- Interactive map of Caesars Virginia
- Location: Danville, Virginia; 1100 West Main Street; 36°34′08″N 79°25′40″W﻿ / ﻿36.56889°N 79.42778°W;
- Opened: May 15, 2023 (temporary) December 17, 2024 (permanent)
- No. of rooms: 320
- Gaming space: 40,000 sq ft (3,700 m^{2})
- Casino type: Land-based
- Owner: Caesars Entertainment and EBCI Holdings, LLC
- Architect: Marnell Companies
- Website: Official site

= Caesars Virginia =

Casino in Virginia, United States

Caesars Virginia is a casino and hotel in Danville, Virginia, that officially opened on December 17, 2024. It is located in the Schoolfield Mill district, on the site of the former Dan River Mills finishing plant.

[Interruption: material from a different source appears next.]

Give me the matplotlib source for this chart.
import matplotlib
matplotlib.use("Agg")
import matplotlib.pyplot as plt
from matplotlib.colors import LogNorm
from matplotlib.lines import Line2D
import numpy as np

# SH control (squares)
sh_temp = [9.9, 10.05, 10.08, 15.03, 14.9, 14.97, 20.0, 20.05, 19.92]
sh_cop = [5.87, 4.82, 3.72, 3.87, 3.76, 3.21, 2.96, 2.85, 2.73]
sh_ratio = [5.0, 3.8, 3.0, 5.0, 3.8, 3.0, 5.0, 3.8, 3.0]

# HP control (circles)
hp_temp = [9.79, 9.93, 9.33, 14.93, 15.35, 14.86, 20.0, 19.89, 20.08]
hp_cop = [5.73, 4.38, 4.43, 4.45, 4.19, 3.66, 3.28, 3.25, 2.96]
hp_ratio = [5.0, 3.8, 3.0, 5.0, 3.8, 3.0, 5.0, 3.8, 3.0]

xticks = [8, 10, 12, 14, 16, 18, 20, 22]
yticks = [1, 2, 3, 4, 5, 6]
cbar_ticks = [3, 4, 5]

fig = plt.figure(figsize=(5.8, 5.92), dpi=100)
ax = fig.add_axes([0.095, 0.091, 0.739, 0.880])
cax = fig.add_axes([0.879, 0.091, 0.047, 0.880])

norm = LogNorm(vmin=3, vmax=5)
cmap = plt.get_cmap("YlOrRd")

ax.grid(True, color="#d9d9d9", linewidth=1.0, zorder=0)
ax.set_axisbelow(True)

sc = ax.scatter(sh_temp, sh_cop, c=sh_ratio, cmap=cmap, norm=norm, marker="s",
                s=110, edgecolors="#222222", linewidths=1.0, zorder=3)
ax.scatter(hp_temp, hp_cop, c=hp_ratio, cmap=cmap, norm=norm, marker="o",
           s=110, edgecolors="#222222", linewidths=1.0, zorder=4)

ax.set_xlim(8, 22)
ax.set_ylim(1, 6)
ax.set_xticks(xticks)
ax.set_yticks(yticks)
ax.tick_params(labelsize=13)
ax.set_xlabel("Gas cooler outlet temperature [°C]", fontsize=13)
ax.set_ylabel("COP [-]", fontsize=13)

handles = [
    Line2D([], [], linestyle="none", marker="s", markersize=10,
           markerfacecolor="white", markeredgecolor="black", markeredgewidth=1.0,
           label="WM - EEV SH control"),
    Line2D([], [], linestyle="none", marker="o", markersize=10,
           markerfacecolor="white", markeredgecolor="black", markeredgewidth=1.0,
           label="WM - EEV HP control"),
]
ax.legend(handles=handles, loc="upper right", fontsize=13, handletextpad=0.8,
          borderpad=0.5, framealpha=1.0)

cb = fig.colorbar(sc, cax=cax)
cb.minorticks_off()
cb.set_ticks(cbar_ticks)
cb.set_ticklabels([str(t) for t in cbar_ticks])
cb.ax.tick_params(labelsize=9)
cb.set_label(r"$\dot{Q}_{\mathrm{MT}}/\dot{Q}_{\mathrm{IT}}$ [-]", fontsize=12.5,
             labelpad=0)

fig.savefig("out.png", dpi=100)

It is owned in partnership between Caesars Entertainment and the Eastern Band of Cherokee Indians. On May 15, 2023, the temporary Danville Casino was opened.

==History==
In 2020, Virginia legislators passed a bill allowing the establishment of casinos. Still, they limited the option to five eligible host cities: Portsmouth, Richmond, Norfolk, Danville, and Bristol. An additional condition was set that each city must hold a referendum on the question of whether to allow casino gaming in the city.

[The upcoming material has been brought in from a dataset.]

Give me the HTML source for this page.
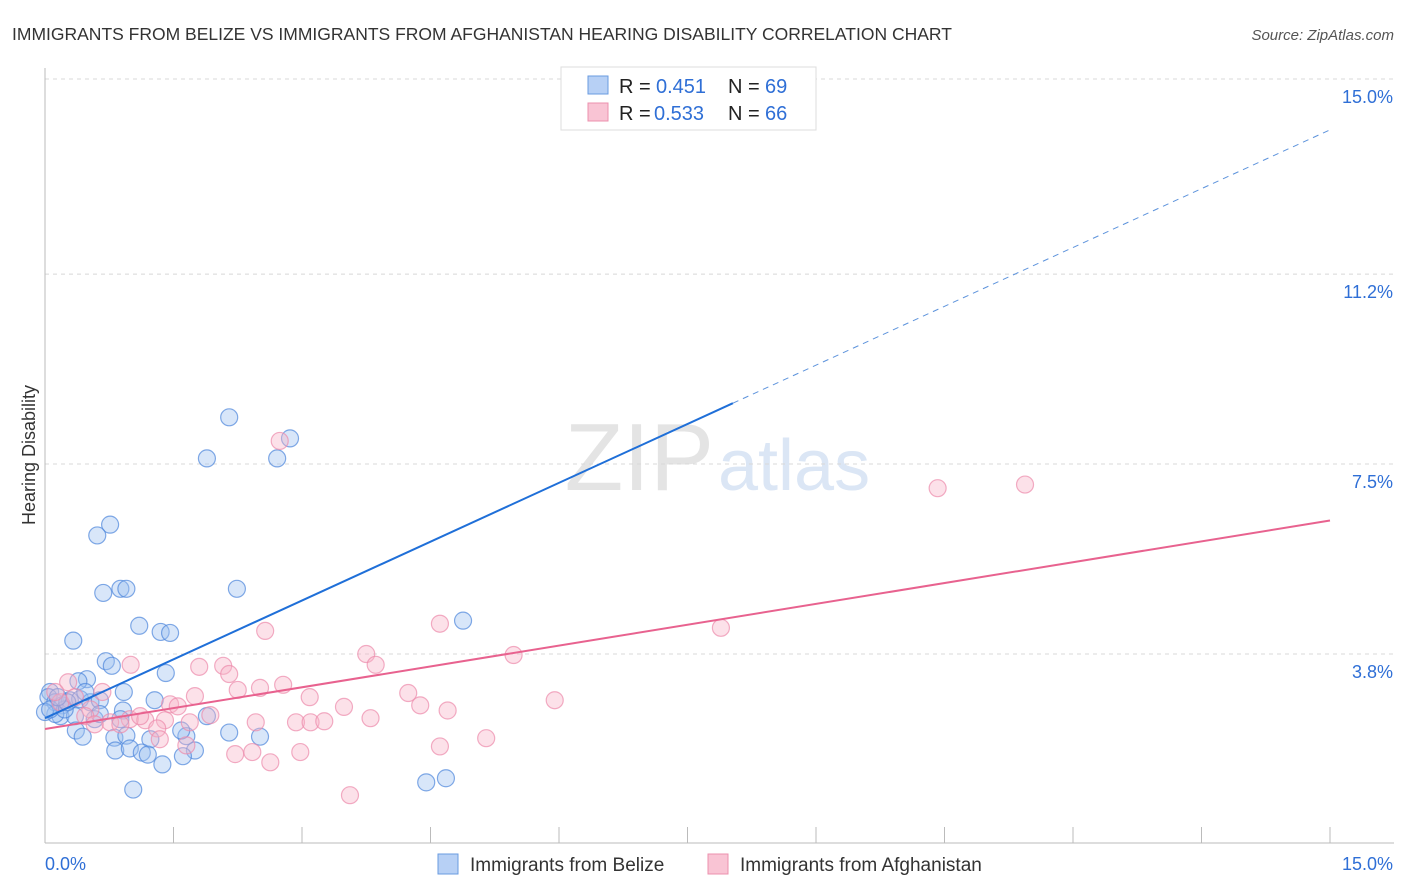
<!DOCTYPE html>
<html><head><meta charset="utf-8"><style>
body{margin:0;background:#fff;font-family:"Liberation Sans",sans-serif;}
#wrap{position:relative;width:1406px;height:892px;overflow:hidden;}
svg text{font-family:"Liberation Sans",sans-serif;}
</style></head><body>
<div id="wrap">
<svg id="chart" width="1406" height="892">
<text x="12" y="40" font-size="17.5" fill="#333">IMMIGRANTS FROM BELIZE VS IMMIGRANTS FROM AFGHANISTAN HEARING DISABILITY CORRELATION CHART</text>
<text x="1394" y="40" font-size="15" fill="#555" font-style="italic" text-anchor="end">Source: ZipAtlas.com</text>
<text x="35" y="455" font-size="18" fill="#333" text-anchor="middle" transform="rotate(-90 35 455)">Hearing Disability</text>
<text x="714" y="490" font-size="96" fill="#e4e4e4" text-anchor="end" font-family="Liberation Serif">ZIP</text>
<text x="718" y="490" font-size="72" fill="#dbe6f5">atlas</text>
<g id="grid"></g><g id="marks"></g>
<g>
<rect x="561" y="67" width="255" height="63" fill="#fff" stroke="#ddd"/>
<rect x="588" y="76" width="20" height="18" fill="#b7d0f5" stroke="#6a9be0"/>
<rect x="588" y="103" width="20" height="18" fill="#f9c4d4" stroke="#ec90ae"/>
<text x="619" y="93" font-size="20" fill="#222">R = </text><text x="656" y="93" font-size="20" fill="#2f6fd6">0.451</text>
<text x="728" y="93" font-size="20" fill="#222">N = </text><text x="765" y="93" font-size="20" fill="#2f6fd6">69</text>
<text x="619" y="120" font-size="20" fill="#222">R = </text><text x="654" y="120" font-size="20" fill="#2f6fd6">0.533</text>
<text x="728" y="120" font-size="20" fill="#222">N = </text><text x="765" y="120" font-size="20" fill="#2f6fd6">66</text>
</g>
<g>
<rect x="438" y="854" width="20" height="20" fill="#b7d0f5" stroke="#6a9be0"/>
<text x="470" y="871" font-size="19" fill="#333">Immigrants from Belize</text>
<rect x="708" y="854" width="20" height="20" fill="#f9c4d4" stroke="#ec90ae"/>
<text x="740" y="871" font-size="19" fill="#333">Immigrants from Afghanistan</text>
</g>
</svg></div>
<script>
const yTicks=[15.0,11.2,7.5,3.8];
const yTickLabels=["15.0%","11.2%","7.5%","3.8%"];
const xTickCount=10;
const xLabels=["0.0%","15.0%"];
const belizeX=[2.15,2.86,1.89,2.71,0.76,0.61,0.68,0.88,0.95,2.24,4.88,1.10,1.35,1.46,0.33,0.71,0.78,1.41,0.49,0.39,0.92,1.28,0.06,0.04,0.12,0.20,0.29,0.41,0.53,0.64,0.18,0.35,0.58,0.91,1.89,0.36,0.44,0.81,0.95,1.23,1.65,1.59,2.15,2.51,0.82,0.99,1.13,1.20,1.75,1.61,1.37,1.03,4.45,4.68,0.12,0.23,0.47,0.64,0.88,0.00,0.06,0.26,0.15];
const belizeY=[8.41,8.00,7.61,7.61,6.32,6.11,4.99,5.07,5.07,5.07,4.45,4.35,4.23,4.21,4.06,3.66,3.57,3.43,3.31,3.27,3.06,2.90,3.06,2.96,2.86,2.80,2.90,2.92,2.86,2.90,2.59,2.59,2.53,2.70,2.59,2.31,2.19,2.17,2.21,2.14,2.20,2.31,2.27,2.19,1.92,1.96,1.88,1.84,1.92,1.81,1.65,1.16,1.30,1.38,2.63,2.72,3.06,2.63,2.53,2.67,2.72,2.86,2.96];
const afghanX=[2.74,10.42,11.44,2.57,4.61,7.89,3.75,3.86,5.47,1.00,1.80,2.08,2.15,2.25,2.51,2.78,1.75,3.09,4.24,5.95,0.27,0.67,1.46,1.55,3.49,4.38,4.70,0.99,1.17,1.40,1.69,2.46,2.93,3.10,3.26,3.80,1.93,0.76,0.88,1.31,1.65,1.34,2.22,2.42,2.98,2.63,4.61,5.15,3.56,0.18,0.35,0.53,0.12,0.47,0.58,1.11];
const afghanY=[7.95,7.03,7.10,4.25,4.39,4.31,3.80,3.59,3.78,3.59,3.55,3.57,3.41,3.10,3.14,3.20,2.98,2.96,3.04,2.90,3.25,3.06,2.82,2.78,2.77,2.80,2.70,2.53,2.51,2.51,2.47,2.47,2.47,2.47,2.49,2.55,2.61,2.47,2.43,2.35,2.02,2.14,1.85,1.89,1.89,1.69,2.00,2.16,1.05,2.86,2.96,2.72,3.06,2.59,2.43,2.59];
const belizeTrend=[2.55,14.01];
const afghanTrend=[2.34,6.40];
const belizeSolidEnd=8.03;

const NS="http://www.w3.org/2000/svg";
const X0=45,X1=1330,YTOP=79,YPX=51.34;
function sx(v){return X0+(X1-X0)*v/15;}
function sy(v){return YTOP+(15-v)*YPX;}
function mk(tag,attrs,parent){const e=document.createElementNS(NS,tag);for(const k in attrs)e.setAttribute(k,attrs[k]);parent.appendChild(e);return e;}
const grid=document.getElementById('grid'),marks=document.getElementById('marks');
yTicks.forEach((t,i)=>{
  const l=mk('line',{x1:X0,x2:1394,y1:sy(t),y2:sy(t),stroke:'#d8d8d8','stroke-dasharray':'4,4'},grid);
  
  
  const tx=mk('text',{x:1393,y:sy(t)+24,'font-size':18,fill:'#2f6fd6','text-anchor':'end'},grid);
  tx.textContent=yTickLabels[i];
  
  
});
const ax=mk('line',{x1:X0,x2:1394,y1:843,y2:843,stroke:'#bbb'},grid);


const ay=mk('line',{x1:X0,x2:X0,y1:68,y2:843,stroke:'#bbb'},grid);


for(let i=0;i<=xTickCount;i++){
  const t=mk('line',{x1:sx(i*15/xTickCount),x2:sx(i*15/xTickCount),y1:827,y2:843,stroke:'#bbb'},grid);
  
  
}
const xl0=mk('text',{x:45,y:870,'font-size':18,fill:'#2f6fd6'},grid);xl0.textContent=xLabels[0];


const xl1=mk('text',{x:1393,y:870,'font-size':18,fill:'#2f6fd6','text-anchor':'end'},grid);xl1.textContent=xLabels[1];


function pts(xs,ys,fill,stroke,name){
  xs.forEach((x,i)=>{
    const c=mk('circle',{cx:sx(x),cy:sy(ys[i]),r:8.5,fill:fill,'fill-opacity':0.4,stroke:stroke,'stroke-opacity':0.7,'stroke-width':1.2},marks);
    
    
  });
}
pts(belizeX,belizeY,'#9dc0f0','#4d86dc','belize-point');
pts(afghanX,afghanY,'#f7b3c8','#ec8aab','afghanistan-point');
function yAt(tr,x){return tr[0]+(tr[1]-tr[0])*x/15;}
const bl=mk('line',{x1:sx(0),y1:sy(belizeTrend[0]),x2:sx(belizeSolidEnd),y2:sy(yAt(belizeTrend,belizeSolidEnd)),stroke:'#1f6fd8','stroke-width':2},marks);


const bd=mk('line',{x1:sx(belizeSolidEnd),y1:sy(yAt(belizeTrend,belizeSolidEnd)),x2:sx(15),y2:sy(belizeTrend[1]),stroke:'#5d93dc','stroke-width':1,'stroke-dasharray':'6,5'},marks);


const al=mk('line',{x1:sx(0),y1:sy(afghanTrend[0]),x2:sx(15),y2:sy(afghanTrend[1]),stroke:'#e8628f','stroke-width':2},marks);


</script>
</body></html>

Plans for the casino in Danville started in December 2019 when the city of Danville began seeking proposals of a possible casino that must included either the White Mill or Schoolfield site. In August 2020, the Danville City Council gave unanimous approval to Caesars Entertainment's proposed $400 million premier resort and casino plan. On September 3, 2020, the city of Danville and Caesars Entertainment officials signed a development agreement for a resort casino at the former Dan River Mills industrial complex in Schoolfield. In November 2020, Danville voters approved the casino referendum, with 13,022 voting Yes (69%) to 5,941 voting No (29%). In August 2022, the Eastern Band of Cherokee Indians announced a joint venture with Caesars Entertainment on a revised $650 million project to develop Caesars Virginia. Construction on Caesars Virginia began the same month, slated to be completed in late 2024. Three historic smokestacks from the original mill will be retained as part of the plan.

In November 2022, Caesars Entertainment announced plans to open a temporary casino in Danville by Mid-2023 In April 2023, the Virginia Lottery Board issued a facility operator's license to Caesars Virginia to operate Virginia's third casino. On May 15, 2023, the 40000 sqft temporary Danville Casino was opened. Resembling a large white tent on the outside, the temporary facility includes eight sportsbook betting kiosks, 740 slot machines, 25 live table games, 28 electronic table games, and a quick-service restaurant called Three Stacks.